Kimmy, meanwhile, tries to save Gretchen, another bunkermate who keeps falling into cults in her post-bunker life. Gretchen was always the most trusting of the mole women, easily falling for the reverend’s trickery. After he’s put away, she gets a job of Apple, and the writers don’t have to reach all that far to make her description of the job and her eventual “excommunication” from it sound exactly like another cult. After Apple, Gretchen is seduced by the Church Of Cosmetology, and Kimmy steps in to try to make Gretchen realize she can live life on her own terms instead of just doing whatever controlling men tell her to do. Kimmy gives Gretchen a choose-your-own-adventure evening, and the plan quickly backfires when Gretchen’s self-made choices get increasingly unsafe—eating six different ice cream cones leads to adopting an adult pitbull leads to stealing a gun from a cop leads to snorting cocaine with costumed people. Gretchen doesn’t know how to control her own life because she never has. Before the reverend, there was her strict gymnastics coach Sergei.
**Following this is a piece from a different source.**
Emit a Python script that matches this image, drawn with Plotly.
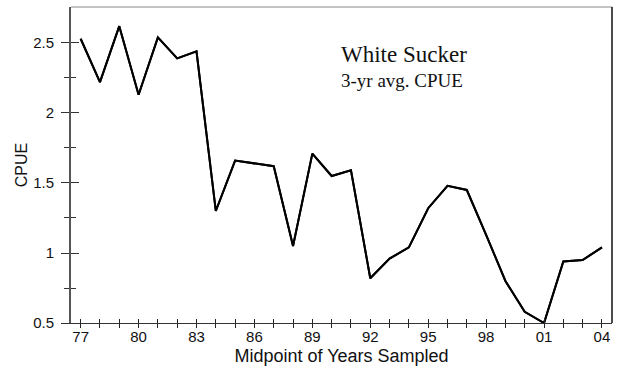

It’s a sad and potent storyline. Yet again, Unbreakable Kimmy Schmidt paints a very complex picture of survivors. Gretchen handled the bunker and life outside of it much differently than Kimmy did. And Kimmy’s approach to post-bunker life doesn’t quite work for Gretchen. There isn’t a one-size-fits-all approach to recovering from the kind of trauma they experienced. Kimmy instead has to teach Gretchen—through the help of a voice-changing app—to be her own cult leader. It’s a strangely poignant moment given how ridiculous it is, but that’s what Kimmy Schmidt is all about: finding the heart in its ridiculous and heightened world that feels cartoon and real all at once.

Stray observations

  • My favorite joke from the episode is when Titus pleads with Kimmy to not say what she thinks MILF stands for. “We already know it’s wrong!” he bellows over her emphatic “My Interesting Lady Friend!” Tituss Burgess and Ellie Kemper are wonderful comedic actors on their own, but there’s an extra special allure when they’re playing off each other.
  • After last episode’s “breakfast lunches” and this one’s “leakfast,” Unbreakable Kimmy Schmidt is taking a hard stance against brunch.
  • Lillian accidentally reveals that Titus and Kimmy are living in a modified tugboat.
  • “Let’s go to Red Hook with these poorpets and get pregnaaaaaant!”
  • The episode features several guest voice actors: Steve Buscemi, Kelsey Grammer, Patrick Stewart, and Dean Winters.
  • I want to watch an entire season of Bunny & Kitty.